如果与维多利亚或乌萨斯谈妥了西药东渐,还能招募到莱特夫妇来炎国从零开始建立载人飞行器的实验室,这对袁从谦来说就是双赢:他赢两次。
牢鲤、炎君晏与他相谈甚欢,浑然看不出来之前牢鲤还摔杯为号的样子。
杯盏交错中,仇凤书却如同静止的湖水,波澜不惊。她只用深邃的眼睛低着头,抱着剑默默地坐在角落里,不时看着那些喧闹的人群,却始终没有融入其中。
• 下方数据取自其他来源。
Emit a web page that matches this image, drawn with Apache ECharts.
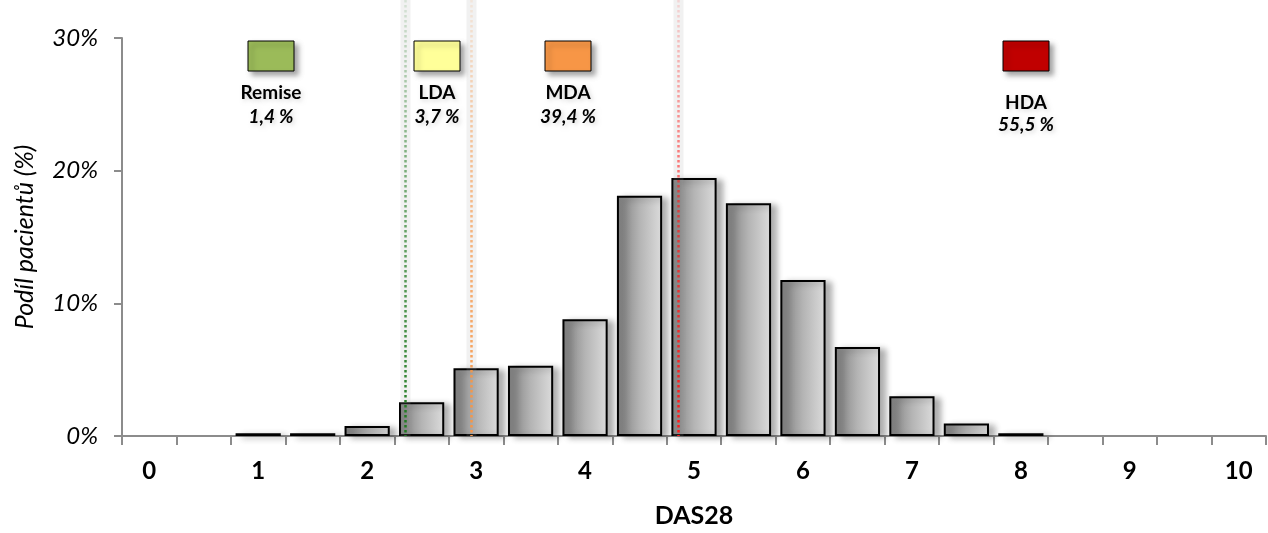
<!DOCTYPE html>
<html>
<head>
<meta charset="utf-8">
<style>
  html, body { margin: 0; padding: 0; background: #ffffff; }
  #chart { width: 1268px; height: 533px; }
</style>
<script src="https://cdn.jsdelivr.net/npm/echarts@6/dist/echarts.min.js"></script>
</head>
<body>
<div id="chart"></div>
<script>
// DAS28 bins (step 0.5) and share of patients in each bin, in percent (null = empty bin)
const categories = ['0','0.5','1','1.5','2','2.5','3','3.5','4','4.5','5','5.5','6','6.5','7','7.5','8','8.5','9','9.5','10'];
const shares = [null, null, 0.2, 0.2, 0.75, 2.55, 5.1, 5.3, 8.8, 18.1, 19.45, 17.55, 11.75, 6.7, 3.0, 0.95, 0.2, null, null, null, null];

// Activity thresholds on the DAS28 scale
const thresholdValues = [2.6, 3.2, 5.1];
const thresholdColors = ['#1f7a1f', '#f79646', '#ff1a1a'];

// Activity groups with their share of patients
const zoneNames = ['Remise', 'LDA', 'MDA', 'HDA'];
const zoneShares = ['1,4 %', '3,7 %', '39,4 %', '55,5 %'];
const zoneColors = ['#9bbb59', '#ffff99', '#f79646', '#c00000'];

const FONT = 'Lato, "Noto Sans", sans-serif';

// layout of the group key boxes (pixel centres, label offsets)
const keyCenters = [271, 437, 568, 1026];
const keyTextShift = [0, 0, 0, 10];

const chart = echarts.init(document.getElementById('chart'), null, { renderer: 'canvas' });

function hexToRgba(hex, a) {
  const n = parseInt(hex.slice(1), 16);
  return 'rgba(' + ((n >> 16) & 255) + ',' + ((n >> 8) & 255) + ',' + (n & 255) + ',' + a + ')';
}

const keyGraphics = [];
zoneNames.forEach(function (name, i) {
  const cx = keyCenters[i];
  keyGraphics.push({
    type: 'rect',
    shape: { x: cx - 23, y: 41, width: 46, height: 30 },
    style: {
      fill: zoneColors[i], stroke: '#000', lineWidth: 1,
      shadowColor: 'rgba(0,0,0,0.35)', shadowBlur: 5, shadowOffsetX: 4, shadowOffsetY: 4
    },
    z: 10
  });
  keyGraphics.push({
    type: 'text',
    x: cx, y: 93 + keyTextShift[i],
    style: {
      text: name, fill: '#000', font: 'bold 19px ' + FONT,
      align: 'center', verticalAlign: 'middle',
      textShadowColor: 'rgba(0,0,0,0.15)', textShadowBlur: 4, textShadowOffsetX: 2, textShadowOffsetY: 2
    },
    z: 10
  });
  keyGraphics.push({
    type: 'text',
    x: cx, y: 117 + keyTextShift[i] * 0.8,
    style: {
      text: zoneShares[i], fill: '#000', font: 'italic bold 19px ' + FONT,
      align: 'center', verticalAlign: 'middle',
      textShadowColor: 'rgba(0,0,0,0.15)', textShadowBlur: 4, textShadowOffsetX: 2, textShadowOffsetY: 2
    },
    z: 10
  });
});

const option = {
  animation: false,
  backgroundColor: '#ffffff',
  grid: { left: 122, right: 2, top: 38, bottom: 97, containLabel: false, outerBoundsMode: 'none' },
  xAxis: [
    {
      type: 'category',
      data: categories,
      boundaryGap: true,
      name: 'DAS28',
      nameLocation: 'middle',
      nameGap: 67,
      nameTextStyle: { fontFamily: FONT, fontWeight: 'bold', fontSize: 25, color: '#000' },
      axisLine: { lineStyle: { color: '#8c8c8c', width: 2 } },
      axisTick: { show: true, interval: 0, length: 9, lineStyle: { color: '#8c8c8c', width: 2 } },
      axisLabel: {
        interval: 1, margin: 23,
        fontFamily: FONT, fontWeight: 'bold', fontSize: 24, color: '#000'
      },
      splitLine: { show: false }
    },
    {
      // continuous DAS28 scale spanning the same width, for the threshold lines
      type: 'value',
      min: 0,
      max: 10.5,
      show: false
    }
  ],
  yAxis: {
    type: 'value',
    min: 0,
    max: 30,
    interval: 10,
    name: 'Podíl pacientů (%)',
    nameLocation: 'middle',
    nameGap: 85,
    nameTextStyle: { fontFamily: FONT, fontStyle: 'italic', fontSize: 25, color: '#000' },
    axisLine: { show: true, lineStyle: { color: '#8c8c8c', width: 2 } },
    axisTick: { show: true, length: 8, lineStyle: { color: '#8c8c8c', width: 2 } },
    axisLabel: {
      margin: 24,
      formatter: '{value}%',
      fontFamily: FONT, fontStyle: 'italic', fontSize: 24, color: '#000'
    },
    splitLine: { show: false }
  },
  series: [
    {
      type: 'bar',
      data: shares,
      barCategoryGap: '17%',
      itemStyle: {
        color: new echarts.graphic.LinearGradient(0, 0, 1, 0, [
          { offset: 0, color: '#7c7c7c' },
          { offset: 0.5, color: '#b4b4b4' },
          { offset: 1, color: '#dcdcdc' }
        ]),
        borderColor: '#000',
        borderWidth: 2,
        shadowColor: 'rgba(0,0,0,0.3)',
        shadowBlur: 6,
        shadowOffsetX: 6,
        shadowOffsetY: 2
      },
      z: 2
    },
    {
      type: 'custom',
      xAxisIndex: 1,
      yAxisIndex: 0,
      clip: false,
      z: 5,
      data: thresholdValues.map(function (v, i) { return [v, 0, i]; }),
      renderItem: function (params, api) {
        const base = api.coord([api.value(0), 0]);
        const x = Math.round(base[0]) + 0.5;
        const yb = base[1];
        const col = thresholdColors[api.value(2)];
        return {
          type: 'group',
          children: [
            {
              type: 'line',
              shape: { x1: x, y1: 0, x2: x, y2: yb },
              style: { stroke: 'rgba(170,170,170,0.16)', lineWidth: 10 }
            },
            {
              type: 'line',
              shape: { x1: x, y1: 0, x2: x, y2: yb },
              style: {
                stroke: new echarts.graphic.LinearGradient(x, 0, x, yb, [
                  { offset: 0, color: hexToRgba(col, 0.12) },
                  { offset: 0.35, color: hexToRgba(col, 0.55) },
                  { offset: 1, color: hexToRgba(col, 1) }
                ], true),
                lineWidth: 2.5,
                lineDash: [2.5, 2.5]
              }
            }
          ]
        };
      }
    }
  ],
  graphic: keyGraphics
};

chart.setOption(option);
</script>
</body>
</html>
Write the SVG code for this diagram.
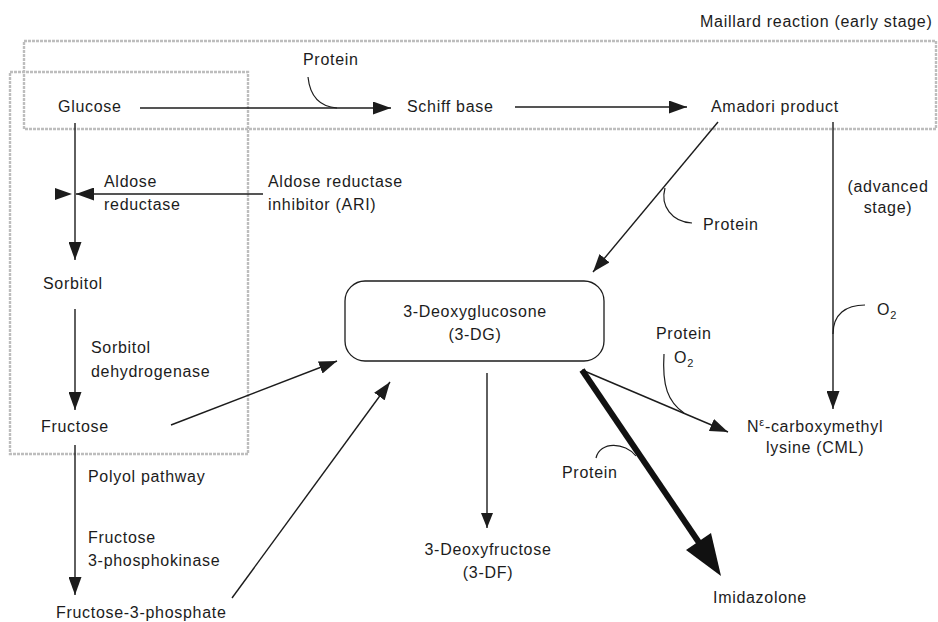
<svg xmlns="http://www.w3.org/2000/svg" width="938" height="622" viewBox="0 0 938 622">
<style>
text{font-family:"Liberation Sans",Arial,sans-serif;font-size:16px;letter-spacing:0.7px;fill:#1c1c1c}
.c{text-anchor:middle}
.ln{stroke:#1c1c1c;stroke-width:1.4;fill:none}
.cv{stroke:#1c1c1c;stroke-width:1.2;fill:none}
.region{fill:none;stroke:#bdbdbd;stroke-width:2.4;stroke-dasharray:3 1}
.box{fill:#fff;stroke:#1c1c1c;stroke-width:1.3}
</style>
<defs>
<marker id="ah" markerUnits="userSpaceOnUse" markerWidth="19" markerHeight="13" refX="18" refY="6.5" orient="auto">
<path d="M0,0 L18,6.5 L0,13 z" fill="#1c1c1c"/>
</marker>
<marker id="ahs" markerUnits="userSpaceOnUse" markerWidth="16" markerHeight="12" refX="15" refY="6" orient="auto">
<path d="M0,0 L15,6 L0,12 z" fill="#1c1c1c"/>
</marker>
</defs>
<rect width="938" height="622" fill="#fff"/>

<g id="regions">
<rect class="region" x="24" y="41" width="912" height="88"/>
<rect class="region" x="10" y="72" width="238" height="382"/>
<text x="700" y="27">Maillard reaction (early stage)</text>
<text x="88" y="482">Polyol pathway</text>
</g>

<g id="connectors">
<line class="ln" x1="140" y1="108" x2="391" y2="108" marker-end="url(#ah)"/>
<path class="cv" d="M308,77 Q311,106 337,108"/>
<line class="ln" x1="515" y1="107" x2="687" y2="107" marker-end="url(#ah)"/>
<line class="ln" x1="718" y1="122" x2="593" y2="272" marker-end="url(#ah)"/>
<path class="cv" d="M665,188 C660,206 672,222 692,223"/>
<line class="ln" x1="833" y1="122" x2="833" y2="409" marker-end="url(#ah)"/>
<path class="cv" d="M833,334 C833,314 846,305 865,305"/>
<line class="ln" x1="75" y1="123" x2="75" y2="260" marker-end="url(#ah)"/>
<line class="ln" x1="263" y1="194" x2="76" y2="194" marker-end="url(#ah)"/>
<path d="M55,188 L72,194 L55,200 z" fill="#1c1c1c"/>
<line class="ln" x1="75" y1="309" x2="75" y2="410" marker-end="url(#ah)"/>
<line class="ln" x1="75" y1="445" x2="75" y2="595" marker-end="url(#ah)"/>
<line class="ln" x1="171" y1="425" x2="337" y2="361" marker-end="url(#ah)"/>
<line class="ln" x1="232" y1="598" x2="390" y2="382" marker-end="url(#ah)"/>
<line class="ln" x1="487" y1="373" x2="487" y2="528" marker-end="url(#ahs)"/>
<line class="ln" x1="582" y1="370" x2="728" y2="432" marker-end="url(#ah)"/>
<path class="cv" d="M664,354 C662,386 668,402 684,413"/>
<line x1="582" y1="370" x2="702" y2="547" stroke="#111" stroke-width="6"/>
<path d="M721,576 L711,533 L686,550 z" fill="#111"/>
<path class="cv" d="M596,458 C600,441 625,442 636,456"/>
</g>

<g id="glucose"><text x="58" y="112">Glucose</text></g>
<g id="schiff-base"><text x="407" y="112">Schiff base</text></g>
<g id="amadori"><text x="711" y="112">Amadori product</text></g>
<g id="sorbitol"><text x="43" y="289">Sorbitol</text></g>
<g id="fructose"><text x="41" y="432">Fructose</text></g>
<g id="fructose-3-phosphate"><text x="56" y="618">Fructose-3-phosphate</text></g>
<g id="ari"><text x="268" y="187">Aldose reductase</text><text x="268" y="210">inhibitor (ARI)</text></g>
<g id="dg3">
<rect class="box" x="345" y="281" width="259" height="80" rx="20" ry="20"/>
<text class="c" x="475" y="317">3-Deoxyglucosone</text>
<text class="c" x="475" y="340">(3-DG)</text>
</g>
<g id="df3"><text class="c" x="488" y="555">3-Deoxyfructose</text><text class="c" x="488" y="578">(3-DF)</text></g>
<g id="cml"><text x="747" y="432">N<tspan font-size="11" dy="-6">ε</tspan><tspan dy="6">-carboxymethyl</tspan></text><text x="766" y="453">lysine (CML)</text></g>
<g id="imidazolone"><text x="713" y="603">Imidazolone</text></g>

<g id="labels">
<text x="303" y="65">Protein</text>
<text x="104" y="187">Aldose</text>
<text x="104" y="210">reductase</text>
<text x="703" y="230">Protein</text>
<text class="c" x="888" y="192">(advanced</text>
<text class="c" x="888" y="213">stage)</text>
<text x="877" y="315">O<tspan font-size="11" dy="4">2</tspan></text>
<text x="656" y="339">Protein</text>
<text x="674" y="363">O<tspan font-size="11" dy="4">2</tspan></text>
<text x="91" y="353">Sorbitol</text>
<text x="91" y="377">dehydrogenase</text>
<text x="88" y="543">Fructose</text>
<text x="88" y="566">3-phosphokinase</text>
<text x="562" y="478">Protein</text>
</g>
</svg>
魏彦吾只草草吃几口就没了兴致,带着面纱女子离开,另一边的蜀国公也是一样。
兄弟们已经不再习惯跟对方在同一屋檐下吃饭了。
在晚宴结束,天家贵胄们纷纷离去时,仇凤书却拉着袁从谦的衣袖,眼中闪烁着一丝野兽的光芒。她低声说道:“郎君,我没吃饱。刚刚,我一直在盯着其他地方。”
“用食盒装着的芸雀阁的饭菜应该还有温热。”
袁从谦说着,在天子近卫的引领下登上出皇城的马车。
马车上,袁从谦把手放进袖子,掏出了一张从牢鲤那薅羊毛薅过来的符箓,贴在地上。
龙章云篆的丹书符纸发出阵阵光芒。
“可是宫殿中有什么奇诡之处?”袁从谦问她,自己思索着:“既是家宴,皇后未到,就已经不应该。”
“是魏公与甲士交谈时说到的。江南己莒城在规避天灾源石雨时,一寨水匪趁城市分离,从河流潜入了城区底部的管道层,杀了在知府宅邸中喝酒的己莒主簿和己莒学院院正。”
仇凤书说,“还有一伙在玉门周边活动的匪徒,伏杀了一个跟炎国境内传递消息的游骑,煽动了一群在荒野上的游民和感染者南下。戴面纱的女人说,再不派人去围剿,怕是能直接到京师近郊了。”
“京师近郊?”袁从谦一惊。
移动城市之间的荒野是很空旷的。
炎国知府还会为了名声去救济荒野上的聚落,防止脆弱的农民经济一触即溃。像是乌萨斯境内的那些雪原上的村落,征税官连税都不去征,默认村落都是黑户,遭遇了天灾就从地图上的安全通道上划掉。